La pantalla está en negro. Se escucha un rumor de sala de espera, una quietud que de pronto es interrumpida por la imagen de unos zapatos con paso apurado. La cámara persigue a ras del suelo el sonido de los tacones mezclado con el repicar de una maleta que rueda por el aeropuerto. Así comienza Relatos salvajes, con este plano de ruptura que es ya de por sí una declaración de intenciones, una invitación al desconcierto que gobernará el resto del metraje. Desconcierto calculado, eso sí. Porque el director Damián Szifrón no deja margen a la casualidad, todo cuanto sucede a partir de entonces es fruto de un laborioso trabajo de orfebrería narrativa, en uno de los ejercicios de cine más estimulantes de los últimos tiempos.
El título no da lugar a dudas. “Relatos salvajes” es una sucesión de historias de diferente duración, sin unidad de espacio ni de personajes, reunidas bajo un tema en común: la venganza. Szifrón retoma el espíritu de los televisivos “Cuentos asombrosos” y “Más allá del límite”, para elaborar un fresco sobre las formas que la violencia adopta en la sociedad moderna. Violencia física y moral, violencia de acción y de pensamiento, violencia como fin y como medio empleada por los desquiciados personajes de una Argentina más universal que nunca.
Cualquier país desarrollado puede reconocerse en las situaciones de catarsis que muestra la película, no en vano, todavía está fresco el recuerdo de “Un toque de violencia”, producción china que guarda muchos puntos en común con “Relatos salvajes”. ¿Casualidad o tendencia? Lo que está claro es que ambos films, con su estructura episódica y su reivindicación del cabreo, participan del mismo estado de ánimo desde latitudes opuestas. La principal diferencia es que la lectura de Jia Zhang Ke es política, mientras que la de Damián Szifrón es social. Las dos películas critican los vicios de un sistema que resuelve sus confrontaciones con rabia y agresividad. “Relatos salvajes” lo hace desde el humor y la comedia negra, verdaderos diques de contención capaces de mantener a raya las toneladas de bilis que están a punto de desbordar la pantalla.

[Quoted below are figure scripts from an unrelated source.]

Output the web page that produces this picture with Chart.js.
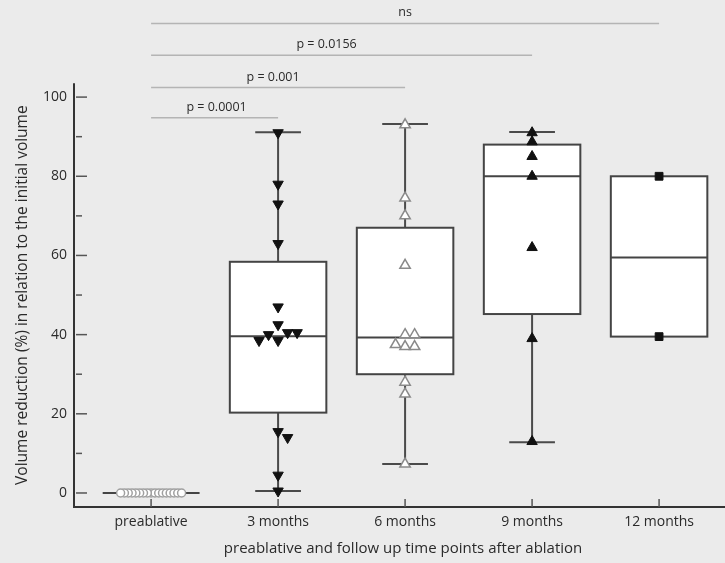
<!DOCTYPE html>
<html><head><meta charset="utf-8">
<script src="https://cdn.jsdelivr.net/npm/chart.js@4.4.1/dist/chart.umd.min.js"></script>
<style>html,body{margin:0;padding:0;background:#ebebeb;}canvas{display:block;}</style>
</head><body>
<canvas id="c" width="725" height="563" style="width:725px;height:563px"></canvas>
<script>
// ---- data ----
const categories = ['preablative', '3 months', '6 months', '9 months', '12 months'];
const preablative = [0, 0, 0, 0, 0, 0, 0, 0, 0, 0, 0, 0, 0, 0, 0, 0, 0];
const months3 = [91, 78, 73, 63, 47, 42.5, 40.5, 40, 40.5, 38.5, 38.5, 15.5, 14, 4.5, 0.5];
const months6 = [93, 74.5, 70, 57.5, 40, 40, 37.5, 37, 37, 28, 25, 7.3];
const months9 = [91, 88.7, 85, 80, 62, 39, 13];
const months12 = [80, 39.5];
const boxQ1 = [0, 20.3, 30, 45.2, 39.5];
const boxMedian = [0, 39.6, 39.3, 80, 59.5];
const boxQ3 = [0, 58.4, 67, 88, 80];
const whiskerLow = [null, 0.5, 7.3, 12.8, null];
const whiskerHigh = [null, 91.1, 93.2, 91.2, null];
const yTicks = [0, 10, 20, 30, 40, 50, 60, 70, 80, 90, 100];
const yTickLabels = [0, 20, 40, 60, 80, 100];
const sigTargets = [1, 2, 3, 4];
const sigLevels = [94.8, 102.4, 110.6, 118.6];
const sigLabels = ['p = 0.0001', 'p = 0.001', 'p = 0.0156', 'ns'];
const xTitle = 'preablative and follow up time points after ablation';
const yTitle = 'Volume reduction (%) in relation to the initial volume';

const FONT = '"Open Sans", "Noto Sans", sans-serif';
const TXT = '#2a2a2a';

// deterministic beeswarm spread for overlapping points
function swarm(values, step, minDy) {
  const placed = [];
  return values.map(v => {
    for (let k = 0; k < 40; k++) {
      const off = k === 0 ? 0 : (k % 2 ? 1 : -1) * Math.ceil(k / 2) * step;
      if (!placed.some(p => Math.abs(p.y - v) < minDy && Math.abs(p.x - off) < step * 0.9)) {
        placed.push({ x: off, y: v });
        return off;
      }
    }
    return 0;
  });
}
function pts(values, i, step, minDy) {
  const off = swarm(values, step, minDy);
  return values.map((v, k) => ({ x: i + off[k], y: v }));
}

const boxHalf = 0.38, capHalf = 0.18;
const axisTop = 103.5;

const drawPlugin = {
  id: 'boxes',
  beforeDatasetsDraw(chart) {
    const { ctx, scales: { x, y }, chartArea } = chart;
    ctx.save();
    // axes
    ctx.strokeStyle = '#333';
    ctx.lineWidth = 2;
    ctx.beginPath();
    ctx.moveTo(chartArea.left, y.getPixelForValue(axisTop));
    ctx.lineTo(chartArea.left, chartArea.bottom);
    ctx.lineTo(chart.width, chartArea.bottom);
    ctx.stroke();
    ctx.strokeStyle = '#555';
    ctx.lineWidth = 1.5;
    yTicks.forEach(v => {
      const py = y.getPixelForValue(v);
      const len = yTickLabels.includes(v) ? 13 : 8;
      ctx.beginPath();
      ctx.moveTo(chartArea.left + 2, py);
      ctx.lineTo(chartArea.left + len, py);
      ctx.stroke();
    });
    categories.forEach((c, i) => {
      const px = x.getPixelForValue(i);
      ctx.beginPath();
      ctx.moveTo(px, chartArea.bottom);
      ctx.lineTo(px, chartArea.bottom - 8);
      ctx.stroke();
    });
    // axis titles
    ctx.fillStyle = TXT;
    ctx.font = '15.5px ' + FONT;
    ctx.textAlign = 'center';
    ctx.textBaseline = 'middle';
    ctx.save();
    ctx.translate(23, (y.getPixelForValue(axisTop) + chartArea.bottom) / 2);
    ctx.rotate(-Math.PI / 2);
    ctx.fillText(yTitle, 0, 0);
    ctx.restore();
    ctx.font = '15px ' + FONT;
    ctx.fillText(xTitle, x.getPixelForValue(2) - 2, chartArea.bottom + 42);
    // significance brackets
    ctx.strokeStyle = '#b4b4b4';
    ctx.lineWidth = 1.5;
    ctx.font = '12.5px ' + FONT;
    ctx.textBaseline = 'alphabetic';
    const labelShift = [2, -5, -15, 0];
    sigTargets.forEach((t, k) => {
      const x0 = x.getPixelForValue(0), x1 = x.getPixelForValue(t);
      const py = y.getPixelForValue(sigLevels[k]);
      ctx.beginPath();
      ctx.moveTo(x0, py);
      ctx.lineTo(x1, py);
      ctx.stroke();
      ctx.fillText(sigLabels[k], (x0 + x1) / 2 + labelShift[k], py - 7);
    });
    // boxes
    categories.forEach((c, i) => {
      const xc = x.getPixelForValue(i);
      const xl = x.getPixelForValue(i - boxHalf), xr = x.getPixelForValue(i + boxHalf);
      const cl = x.getPixelForValue(i - capHalf), cr = x.getPixelForValue(i + capHalf);
      ctx.strokeStyle = '#4a4a4a';
      ctx.lineWidth = 2;
      if (whiskerHigh[i] != null) {
        const yh = y.getPixelForValue(whiskerHigh[i]), yl = y.getPixelForValue(whiskerLow[i]);
        ctx.beginPath();
        ctx.moveTo(xc, y.getPixelForValue(boxQ3[i])); ctx.lineTo(xc, yh);
        ctx.moveTo(cl, yh); ctx.lineTo(cr, yh);
        ctx.moveTo(xc, y.getPixelForValue(boxQ1[i])); ctx.lineTo(xc, yl);
        ctx.moveTo(cl, yl); ctx.lineTo(cr, yl);
        ctx.stroke();
      }
      const yt = y.getPixelForValue(boxQ3[i]), yb = y.getPixelForValue(boxQ1[i]);
      ctx.fillStyle = '#fff';
      ctx.fillRect(xl, yt, xr - xl, yb - yt);
      ctx.strokeStyle = '#444';
      ctx.strokeRect(xl, yt, xr - xl, yb - yt);
      const ym = y.getPixelForValue(boxMedian[i]);
      ctx.beginPath();
      ctx.moveTo(xl, ym); ctx.lineTo(xr, ym);
      ctx.stroke();
    });
    ctx.restore();
  }
};

new Chart(document.getElementById('c'), {
  type: 'scatter',
  data: {
    datasets: [
      { data: pts(preablative, 0, 0.03, 2.6), pointStyle: 'circle', pointRadius: 4,
        backgroundColor: '#fff', borderColor: '#a0a0a0', borderWidth: 1.5 },
      { data: pts(months3, 1, 0.075, 2.6), pointStyle: 'triangle', rotation: 180, pointRadius: 6,
        backgroundColor: '#111', borderColor: '#111', borderWidth: 1 },
      { data: pts(months6, 2, 0.075, 2.6), pointStyle: 'triangle', pointRadius: 6,
        backgroundColor: '#fff', borderColor: '#8a8a8a', borderWidth: 1.5 },
      { data: pts(months9, 3, 0.075, 2.2), pointStyle: 'triangle', pointRadius: 6,
        backgroundColor: '#111', borderColor: '#111', borderWidth: 1 },
      { data: pts(months12, 4, 0.075, 2.6), pointStyle: 'rect', pointRadius: 5.5,
        backgroundColor: '#111', borderColor: '#111', borderWidth: 1 }
    ]
  },
  options: {
    responsive: false,
    animation: false,
    devicePixelRatio: 1,
    layout: { padding: { top: 10, right: 3, left: 0, bottom: 0 } },
    plugins: { legend: { display: false }, tooltip: { enabled: false } },
    scales: {
      x: {
        type: 'linear', min: -0.607, max: 4.46,
        grid: { display: false, drawTicks: false },
        border: { display: false },
        afterBuildTicks: s => { s.ticks = categories.map((c, i) => ({ value: i })); },
        ticks: { callback: v => categories[v], font: { family: FONT, size: 14 }, color: TXT,
                 padding: 7, maxRotation: 0, autoSkip: false },
        title: { display: false },
        afterFit: s => { s.height = 56; s.paddingLeft = 0; s.paddingRight = 0; }
      },
      y: {
        type: 'linear', min: -3.54, max: 122,
        grid: { display: false, drawTicks: false },
        border: { display: false },
        afterBuildTicks: s => { s.ticks = yTicks.map(v => ({ value: v })); },
        ticks: { callback: v => yTickLabels.includes(v) ? String(v) : '', font: { family: FONT, size: 14 },
                 color: TXT, padding: 7, autoSkip: false },
        title: { display: false },
        afterFit: s => { s.width = 74; s.paddingTop = 0; s.paddingBottom = 0; }
      }
    }
  },
  plugins: [drawPlugin]
});
</script>
</body></html>
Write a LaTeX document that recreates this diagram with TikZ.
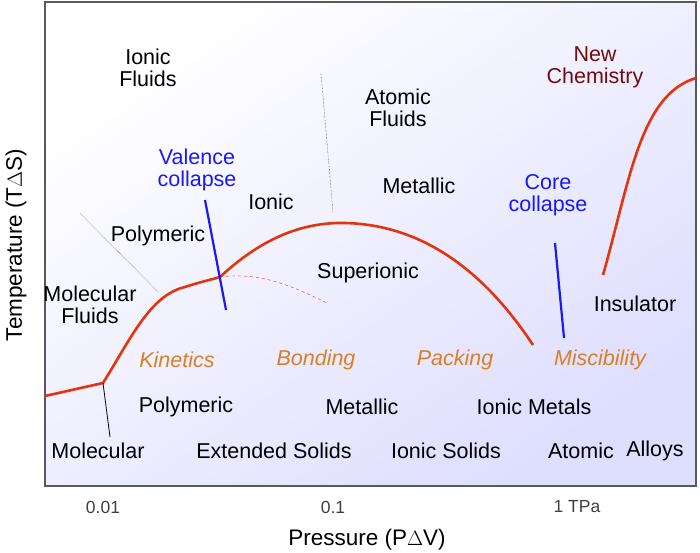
\documentclass[tikz,border=0pt]{standalone}
\usepackage{fontspec}
\setmainfont{Liberation Sans}
\definecolor{phaseline}{rgb}{0.90,0.20,0.05}
\definecolor{regimecolor}{rgb}{0.85,0.50,0.15}
\definecolor{collapsecolor}{rgb}{0.10,0.10,0.95}
\definecolor{newchemcolor}{rgb}{0.45,0.05,0.05}
\definecolor{framecolor}{rgb}{0.35,0.35,0.35}
\tikzset{
  lbl/.style={font=\fontsize{21.5}{22}\selectfont, align=center, inner sep=0pt},
  regime/.style={lbl, text=regimecolor, font=\fontsize{21.5}{22}\selectfont\itshape},
  collapse/.style={lbl, text=collapsecolor},
  tick/.style={lbl, font=\fontsize{17.5}{18}\selectfont, text=black!75},
  boundary/.style={phaseline, line width=2.6pt},
}
\begin{document}
\begin{tikzpicture}[x=1pt,y=-1pt]
\useasboundingbox (0,0) rectangle (700,553);
% background and frame
\shade[top color=white, bottom color=blue!13, shading angle=35] (45,2) rectangle (696,486);
\draw[framecolor, line width=1.5pt] (45,2) rectangle (696,486);
% phase boundaries
\draw[boundary] (45,396) -- (103,383) .. controls (130,340) and (150,295) .. (185,287)
  .. controls (200,282) and (210,280) .. (220,277)
  .. controls (260,240) and (300,222) .. (345,223)
  .. controls (430,225) and (490,280) .. (533,345);
\draw[phaseline, thin, dashed] (220,277) .. controls (260,272) and (290,285) .. (327,303);
\draw[boundary] (603,275) .. controls (630,180) and (640,95) .. (696,78);
\draw[thick] (103,383) -- (110,437);
\draw[collapsecolor, line width=2.2pt] (205,200) -- (226,310);
\draw[collapsecolor, line width=2.2pt] (555,243) -- (564,338);
\draw[densely dotted] (80,213) -- (158,292);
\draw[densely dotted] (321,73) -- (333,212);
% fluid labels
\node[lbl] (ionicfl) at (148,68) {Ionic\\Fluids};
\node[collapse] (valence) at (197,170) {Valence\\collapse};
\node[lbl] (ionic) at (271,202) {Ionic};
\node[lbl] (polyfl) at (158,236) {Polymeric};
\node[lbl] (molfl) at (90,305) {Molecular\\Fluids};
\node[lbl] (atomfl) at (398,108) {Atomic\\Fluids};
\node[lbl] (metalfl) at (419,186) {Metallic};
\node[lbl] (superion) at (368,273) {Superionic};
\node[collapse] (core) at (548,195) {Core\\collapse};
\node[lbl, text=newchemcolor] (newchem) at (595,67) {New\\Chemistry};
\node[lbl] (insul) at (635,304) {Insulator};
% regimes
\node[regime] (kinetics) at (177,360) {Kinetics};
\node[regime] (bonding) at (316,360) {Bonding};
\node[regime] (packing) at (455,360) {Packing};
\node[regime] (miscib) at (600,360) {Miscibility};
% solid labels
\node[lbl] (polysol) at (186,407) {Polymeric};
\node[lbl] (metalsol) at (362,407) {Metallic};
\node[lbl] (ionmet) at (534,407) {Ionic Metals};
\node[lbl] (molsol) at (98,451) {Molecular};
\node[lbl] (extsol) at (274,451) {Extended Solids};
\node[lbl] (ionsol) at (446,451) {Ionic Solids};
\node[lbl] (atomsol) at (581,451) {Atomic};
\node[lbl] (alloys) at (655,451) {Alloys};
% axes
\node[tick] (t1) at (103,507) {0.01};
\node[tick] (t2) at (333,507) {0.1};
\node[tick] (t3) at (577,507) {1 TPa};
\node[lbl, font=\fontsize{22.5}{24}\selectfont] (xlab) at (367,540) {Pressure (P$\Delta$V)};
\node[lbl, font=\fontsize{22.5}{24}\selectfont, rotate=90] (ylab) at (16,245) {Temperature (T$\Delta$S)};
\end{tikzpicture}
\end{document}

Aunque lo que se cuenta es rudo y a veces grotesco, Szifrón resulta elegante en sus formas y acierta en dónde colocar la cámara para involucrar al espectador. El director cuenta con un presupuesto generoso y sabe aprovecharlo en favor de la historia: al dominio técnico se une la elocuencia visual y la precisión narrativa. Todo concentrado en un intervalo de dos horas que transcurren a velocidad de crucero, lo justo para completar un espectáculo de cine apasionante y gozoso como pocos.
“Relatos salvajes” comienza con “Pasternak”, un prólogo que despliega el arsenal empleado en los cinco episodios posteriores: la tensión y la sorpresa, la ironía como válvula de escape. Son “Las ratas”, “El más fuerte”, “Bombita”, “La propuesta” y “Hasta que la muerte nos separe”. Cada historia mantiene plena coherencia con las demás y, al contrario de lo que suele suceder con las películas fragmentadas, sin caer en la irregularidad ni en el material de relleno.
Szifrón se asemeja a un cocinero que va mezclando ingredientes (aquí un poco de brutalidad, allí unas gotas de sutileza, aquí una pizca de mala leche, allí una cucharada de miel...) con el objeto de presentar un buen plato, nutritivo y contundente, calórico y colérico a partes iguales. El director cuenta para ello con un largo plantel de actores en estado de gracia, en el que se encuentran nombres como Ricardo Darín, Leonardo Sbaraglia, Érica Rivas, Oscar Martínez y Darío Grandinetti entre otros. Todos sin excepción resuelven sus personajes con credibilidad y talento, haciendo suyos unos diálogos escritos con lucidez.
En definitiva, “Relatos salvajes” es ya una película de referencia, una propuesta ambiciosa en su planteamiento y arriesgada en la búsqueda de ese tono intermedio entre el humor y el espanto, entre lo cómico y lo terrible. Damián Szifrón consigue la alquimia y anuncia un futuro prometedor por delante. Deseamos verlo.